**Instruction**
Leave out any picture and return the remaining listing below exactly as given.

**Data extract**
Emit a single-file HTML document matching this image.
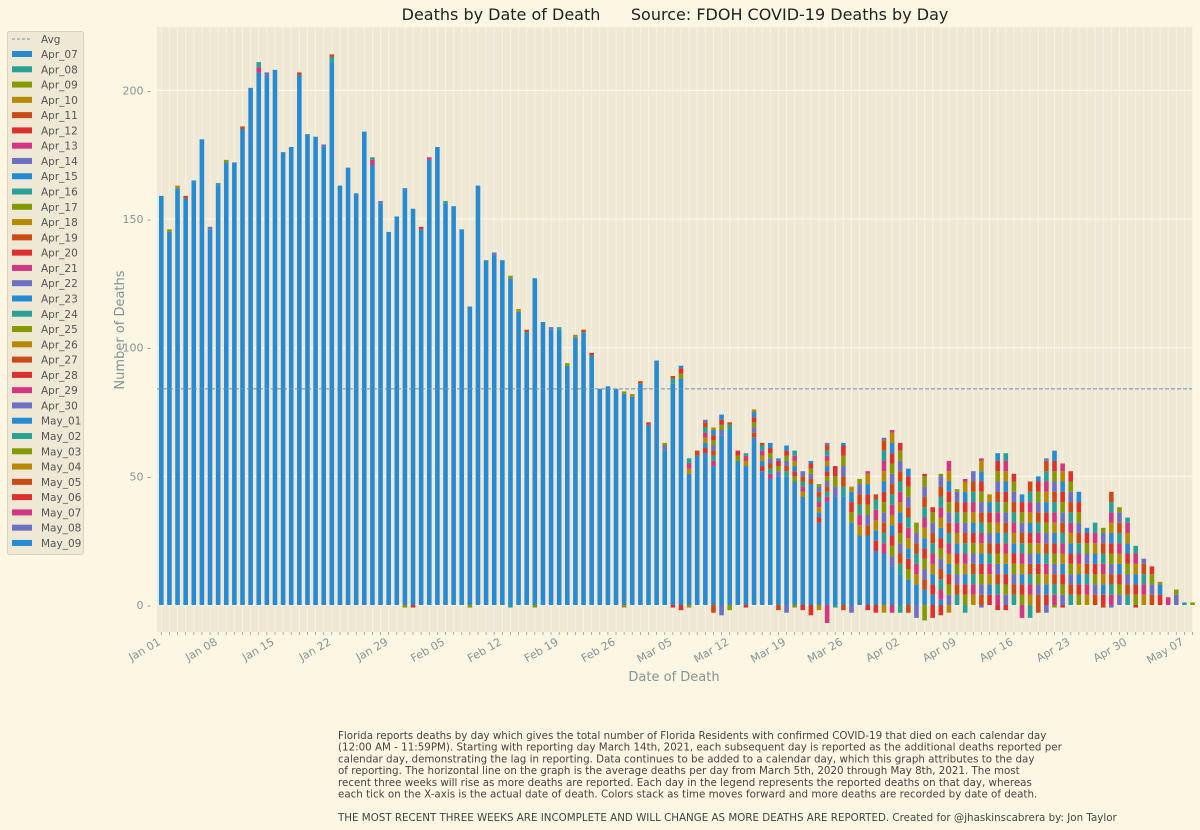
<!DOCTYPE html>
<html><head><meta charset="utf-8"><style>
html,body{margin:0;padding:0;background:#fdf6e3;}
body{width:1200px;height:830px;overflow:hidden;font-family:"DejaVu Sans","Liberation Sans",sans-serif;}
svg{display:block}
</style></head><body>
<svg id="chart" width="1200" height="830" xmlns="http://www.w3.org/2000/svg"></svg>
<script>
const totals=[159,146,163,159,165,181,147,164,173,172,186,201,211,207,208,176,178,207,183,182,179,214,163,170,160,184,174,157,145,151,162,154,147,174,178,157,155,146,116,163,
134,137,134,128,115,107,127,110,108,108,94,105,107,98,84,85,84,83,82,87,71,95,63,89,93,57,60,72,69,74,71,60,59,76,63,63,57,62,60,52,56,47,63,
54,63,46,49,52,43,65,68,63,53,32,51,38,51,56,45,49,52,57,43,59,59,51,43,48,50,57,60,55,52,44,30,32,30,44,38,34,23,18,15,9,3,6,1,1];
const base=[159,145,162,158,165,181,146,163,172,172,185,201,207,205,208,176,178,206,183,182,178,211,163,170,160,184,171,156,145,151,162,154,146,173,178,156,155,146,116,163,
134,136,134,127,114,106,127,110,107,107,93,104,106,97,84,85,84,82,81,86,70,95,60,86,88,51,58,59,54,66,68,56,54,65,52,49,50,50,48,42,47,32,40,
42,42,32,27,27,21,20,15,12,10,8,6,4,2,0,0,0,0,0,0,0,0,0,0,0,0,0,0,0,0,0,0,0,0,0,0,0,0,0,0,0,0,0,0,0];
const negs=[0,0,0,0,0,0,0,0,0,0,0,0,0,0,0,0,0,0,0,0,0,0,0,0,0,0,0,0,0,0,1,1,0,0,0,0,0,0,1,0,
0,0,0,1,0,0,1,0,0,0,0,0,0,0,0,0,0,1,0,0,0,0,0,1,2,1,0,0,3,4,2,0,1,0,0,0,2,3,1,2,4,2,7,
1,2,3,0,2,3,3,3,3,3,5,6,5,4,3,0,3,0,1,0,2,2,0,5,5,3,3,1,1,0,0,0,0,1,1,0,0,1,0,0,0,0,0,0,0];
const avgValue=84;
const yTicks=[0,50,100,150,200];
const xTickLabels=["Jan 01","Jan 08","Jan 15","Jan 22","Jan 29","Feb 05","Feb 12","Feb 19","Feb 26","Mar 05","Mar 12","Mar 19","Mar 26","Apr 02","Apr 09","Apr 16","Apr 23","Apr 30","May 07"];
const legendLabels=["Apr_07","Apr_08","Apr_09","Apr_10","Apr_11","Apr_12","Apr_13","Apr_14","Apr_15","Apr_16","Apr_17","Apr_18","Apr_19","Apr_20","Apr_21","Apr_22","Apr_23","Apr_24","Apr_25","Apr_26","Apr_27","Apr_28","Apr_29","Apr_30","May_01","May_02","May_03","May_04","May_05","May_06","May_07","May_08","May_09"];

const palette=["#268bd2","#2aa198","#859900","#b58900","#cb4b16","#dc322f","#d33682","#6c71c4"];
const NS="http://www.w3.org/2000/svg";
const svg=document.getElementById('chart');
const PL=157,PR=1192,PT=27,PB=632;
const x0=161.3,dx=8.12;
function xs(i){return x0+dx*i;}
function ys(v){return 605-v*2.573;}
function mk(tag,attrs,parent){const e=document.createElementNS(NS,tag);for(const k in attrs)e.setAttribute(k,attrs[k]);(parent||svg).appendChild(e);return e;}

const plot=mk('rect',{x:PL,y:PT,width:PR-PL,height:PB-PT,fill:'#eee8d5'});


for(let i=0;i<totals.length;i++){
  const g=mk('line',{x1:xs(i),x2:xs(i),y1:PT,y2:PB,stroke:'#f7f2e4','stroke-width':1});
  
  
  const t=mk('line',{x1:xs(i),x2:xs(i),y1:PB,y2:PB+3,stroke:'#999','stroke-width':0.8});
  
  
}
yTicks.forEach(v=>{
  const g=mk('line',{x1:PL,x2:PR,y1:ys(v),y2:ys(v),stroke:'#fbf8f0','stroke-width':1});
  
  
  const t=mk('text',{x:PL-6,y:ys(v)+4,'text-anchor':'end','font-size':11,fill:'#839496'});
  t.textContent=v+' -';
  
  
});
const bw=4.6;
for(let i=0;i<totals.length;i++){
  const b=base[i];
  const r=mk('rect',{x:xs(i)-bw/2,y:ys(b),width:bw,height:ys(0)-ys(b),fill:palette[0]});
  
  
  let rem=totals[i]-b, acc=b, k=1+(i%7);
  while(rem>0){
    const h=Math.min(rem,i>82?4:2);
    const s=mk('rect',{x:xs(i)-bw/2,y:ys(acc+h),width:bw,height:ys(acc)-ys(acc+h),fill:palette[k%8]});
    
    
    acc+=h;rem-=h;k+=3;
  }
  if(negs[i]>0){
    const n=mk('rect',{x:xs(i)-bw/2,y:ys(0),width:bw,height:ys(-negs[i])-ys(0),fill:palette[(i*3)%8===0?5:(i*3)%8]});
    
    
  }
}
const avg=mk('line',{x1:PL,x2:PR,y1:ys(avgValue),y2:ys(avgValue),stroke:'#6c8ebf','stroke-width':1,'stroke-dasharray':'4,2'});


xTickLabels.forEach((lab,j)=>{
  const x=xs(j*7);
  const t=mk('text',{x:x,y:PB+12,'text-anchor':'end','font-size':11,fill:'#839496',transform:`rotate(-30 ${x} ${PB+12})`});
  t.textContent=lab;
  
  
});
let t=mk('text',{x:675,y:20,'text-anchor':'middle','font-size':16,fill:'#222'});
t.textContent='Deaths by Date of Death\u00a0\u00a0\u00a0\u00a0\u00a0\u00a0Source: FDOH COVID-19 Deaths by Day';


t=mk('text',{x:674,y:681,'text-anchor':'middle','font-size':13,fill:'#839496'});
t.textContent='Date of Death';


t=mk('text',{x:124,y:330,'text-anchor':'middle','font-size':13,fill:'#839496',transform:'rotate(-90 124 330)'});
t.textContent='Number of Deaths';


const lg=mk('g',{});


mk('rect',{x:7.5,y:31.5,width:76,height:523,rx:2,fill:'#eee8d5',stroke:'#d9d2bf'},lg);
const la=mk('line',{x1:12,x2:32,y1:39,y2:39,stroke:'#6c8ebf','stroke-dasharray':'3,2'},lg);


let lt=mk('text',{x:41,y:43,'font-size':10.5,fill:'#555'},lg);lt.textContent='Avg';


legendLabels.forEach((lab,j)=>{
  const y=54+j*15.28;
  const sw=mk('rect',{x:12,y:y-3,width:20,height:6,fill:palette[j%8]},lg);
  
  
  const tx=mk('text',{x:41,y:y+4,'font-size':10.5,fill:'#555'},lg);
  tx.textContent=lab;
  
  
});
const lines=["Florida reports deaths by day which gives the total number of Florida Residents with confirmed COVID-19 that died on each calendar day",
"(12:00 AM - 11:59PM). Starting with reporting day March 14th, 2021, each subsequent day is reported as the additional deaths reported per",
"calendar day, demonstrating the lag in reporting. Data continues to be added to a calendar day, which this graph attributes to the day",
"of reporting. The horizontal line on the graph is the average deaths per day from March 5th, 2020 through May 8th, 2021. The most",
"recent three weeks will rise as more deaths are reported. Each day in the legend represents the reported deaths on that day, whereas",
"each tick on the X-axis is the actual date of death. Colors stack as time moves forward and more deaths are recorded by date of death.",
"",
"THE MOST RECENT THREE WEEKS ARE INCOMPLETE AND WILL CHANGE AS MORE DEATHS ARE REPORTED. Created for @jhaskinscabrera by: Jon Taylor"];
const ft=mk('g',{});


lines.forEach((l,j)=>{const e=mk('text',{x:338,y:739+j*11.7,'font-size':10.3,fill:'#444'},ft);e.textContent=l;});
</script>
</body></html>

**Result of this task**
Emit a single-file HTML document matching this image.
<!DOCTYPE html>
<html><head><meta charset="utf-8"><style>
html,body{margin:0;padding:0;background:#fdf6e3;}
body{width:1200px;height:830px;overflow:hidden;font-family:"DejaVu Sans","Liberation Sans",sans-serif;}
svg{display:block}
</style></head><body>
<svg id="chart" width="1200" height="830" xmlns="http://www.w3.org/2000/svg"></svg>
<script>
const totals=[159,146,163,159,165,181,147,164,173,172,186,201,211,207,208,176,178,207,183,182,179,214,163,170,160,184,174,157,145,151,162,154,147,174,178,157,155,146,116,163,
134,137,134,128,115,107,127,110,108,108,94,105,107,98,84,85,84,83,82,87,71,95,63,89,93,57,60,72,69,74,71,60,59,76,63,63,57,62,60,52,56,47,63,
54,63,46,49,52,43,65,68,63,53,32,51,38,51,56,45,49,52,57,43,59,59,51,43,48,50,57,60,55,52,44,30,32,30,44,38,34,23,18,15,9,3,6,1,1];
const base=[159,145,162,158,165,181,146,163,172,172,185,201,207,205,208,176,178,206,183,182,178,211,163,170,160,184,171,156,145,151,162,154,146,173,178,156,155,146,116,163,
134,136,134,127,114,106,127,110,107,107,93,104,106,97,84,85,84,82,81,86,70,95,60,86,88,51,58,59,54,66,68,56,54,65,52,49,50,50,48,42,47,32,40,
42,42,32,27,27,21,20,15,12,10,8,6,4,2,0,0,0,0,0,0,0,0,0,0,0,0,0,0,0,0,0,0,0,0,0,0,0,0,0,0,0,0,0,0,0];
const negs=[0,0,0,0,0,0,0,0,0,0,0,0,0,0,0,0,0,0,0,0,0,0,0,0,0,0,0,0,0,0,1,1,0,0,0,0,0,0,1,0,
0,0,0,1,0,0,1,0,0,0,0,0,0,0,0,0,0,1,0,0,0,0,0,1,2,1,0,0,3,4,2,0,1,0,0,0,2,3,1,2,4,2,7,
1,2,3,0,2,3,3,3,3,3,5,6,5,4,3,0,3,0,1,0,2,2,0,5,5,3,3,1,1,0,0,0,0,1,1,0,0,1,0,0,0,0,0,0,0];
const avgValue=84;
const yTicks=[0,50,100,150,200];
const xTickLabels=["Jan 01","Jan 08","Jan 15","Jan 22","Jan 29","Feb 05","Feb 12","Feb 19","Feb 26","Mar 05","Mar 12","Mar 19","Mar 26","Apr 02","Apr 09","Apr 16","Apr 23","Apr 30","May 07"];
const legendLabels=["Apr_07","Apr_08","Apr_09","Apr_10","Apr_11","Apr_12","Apr_13","Apr_14","Apr_15","Apr_16","Apr_17","Apr_18","Apr_19","Apr_20","Apr_21","Apr_22","Apr_23","Apr_24","Apr_25","Apr_26","Apr_27","Apr_28","Apr_29","Apr_30","May_01","May_02","May_03","May_04","May_05","May_06","May_07","May_08","May_09"];

const palette=["#268bd2","#2aa198","#859900","#b58900","#cb4b16","#dc322f","#d33682","#6c71c4"];
const NS="http://www.w3.org/2000/svg";
const svg=document.getElementById('chart');
const PL=157,PR=1192,PT=27,PB=632;
const x0=161.3,dx=8.12;
function xs(i){return x0+dx*i;}
function ys(v){return 605-v*2.573;}
function mk(tag,attrs,parent){const e=document.createElementNS(NS,tag);for(const k in attrs)e.setAttribute(k,attrs[k]);(parent||svg).appendChild(e);return e;}

const plot=mk('rect',{x:PL,y:PT,width:PR-PL,height:PB-PT,fill:'#eee8d5'});


for(let i=0;i<totals.length;i++){
  const g=mk('line',{x1:xs(i),x2:xs(i),y1:PT,y2:PB,stroke:'#f7f2e4','stroke-width':1});
  
  
  const t=mk('line',{x1:xs(i),x2:xs(i),y1:PB,y2:PB+3,stroke:'#999','stroke-width':0.8});
  
  
}
yTicks.forEach(v=>{
  const g=mk('line',{x1:PL,x2:PR,y1:ys(v),y2:ys(v),stroke:'#fbf8f0','stroke-width':1});
  
  
  const t=mk('text',{x:PL-6,y:ys(v)+4,'text-anchor':'end','font-size':11,fill:'#839496'});
  t.textContent=v+' -';
  
  
});
const bw=4.6;
for(let i=0;i<totals.length;i++){
  const b=base[i];
  const r=mk('rect',{x:xs(i)-bw/2,y:ys(b),width:bw,height:ys(0)-ys(b),fill:palette[0]});
  
  
  let rem=totals[i]-b, acc=b, k=1+(i%7);
  while(rem>0){
    const h=Math.min(rem,i>82?4:2);
    const s=mk('rect',{x:xs(i)-bw/2,y:ys(acc+h),width:bw,height:ys(acc)-ys(acc+h),fill:palette[k%8]});
    
    
    acc+=h;rem-=h;k+=3;
  }
  if(negs[i]>0){
    const n=mk('rect',{x:xs(i)-bw/2,y:ys(0),width:bw,height:ys(-negs[i])-ys(0),fill:palette[(i*3)%8===0?5:(i*3)%8]});
    
    
  }
}
const avg=mk('line',{x1:PL,x2:PR,y1:ys(avgValue),y2:ys(avgValue),stroke:'#6c8ebf','stroke-width':1,'stroke-dasharray':'4,2'});


xTickLabels.forEach((lab,j)=>{
  const x=xs(j*7);
  const t=mk('text',{x:x,y:PB+12,'text-anchor':'end','font-size':11,fill:'#839496',transform:`rotate(-30 ${x} ${PB+12})`});
  t.textContent=lab;
  
  
});
let t=mk('text',{x:675,y:20,'text-anchor':'middle','font-size':16,fill:'#222'});
t.textContent='Deaths by Date of Death\u00a0\u00a0\u00a0\u00a0\u00a0\u00a0Source: FDOH COVID-19 Deaths by Day';


t=mk('text',{x:674,y:681,'text-anchor':'middle','font-size':13,fill:'#839496'});
t.textContent='Date of Death';


t=mk('text',{x:124,y:330,'text-anchor':'middle','font-size':13,fill:'#839496',transform:'rotate(-90 124 330)'});
t.textContent='Number of Deaths';


const lg=mk('g',{});


mk('rect',{x:7.5,y:31.5,width:76,height:523,rx:2,fill:'#eee8d5',stroke:'#d9d2bf'},lg);
const la=mk('line',{x1:12,x2:32,y1:39,y2:39,stroke:'#6c8ebf','stroke-dasharray':'3,2'},lg);


let lt=mk('text',{x:41,y:43,'font-size':10.5,fill:'#555'},lg);lt.textContent='Avg';


legendLabels.forEach((lab,j)=>{
  const y=54+j*15.28;
  const sw=mk('rect',{x:12,y:y-3,width:20,height:6,fill:palette[j%8]},lg);
  
  
  const tx=mk('text',{x:41,y:y+4,'font-size':10.5,fill:'#555'},lg);
  tx.textContent=lab;
  
  
});
const lines=["Florida reports deaths by day which gives the total number of Florida Residents with confirmed COVID-19 that died on each calendar day",
"(12:00 AM - 11:59PM). Starting with reporting day March 14th, 2021, each subsequent day is reported as the additional deaths reported per",
"calendar day, demonstrating the lag in reporting. Data continues to be added to a calendar day, which this graph attributes to the day",
"of reporting. The horizontal line on the graph is the average deaths per day from March 5th, 2020 through May 8th, 2021. The most",
"recent three weeks will rise as more deaths are reported. Each day in the legend represents the reported deaths on that day, whereas",
"each tick on the X-axis is the actual date of death. Colors stack as time moves forward and more deaths are recorded by date of death.",
"",
"THE MOST RECENT THREE WEEKS ARE INCOMPLETE AND WILL CHANGE AS MORE DEATHS ARE REPORTED. Created for @jhaskinscabrera by: Jon Taylor"];
const ft=mk('g',{});


lines.forEach((l,j)=>{const e=mk('text',{x:338,y:739+j*11.7,'font-size':10.3,fill:'#444'},ft);e.textContent=l;});
</script>
</body></html>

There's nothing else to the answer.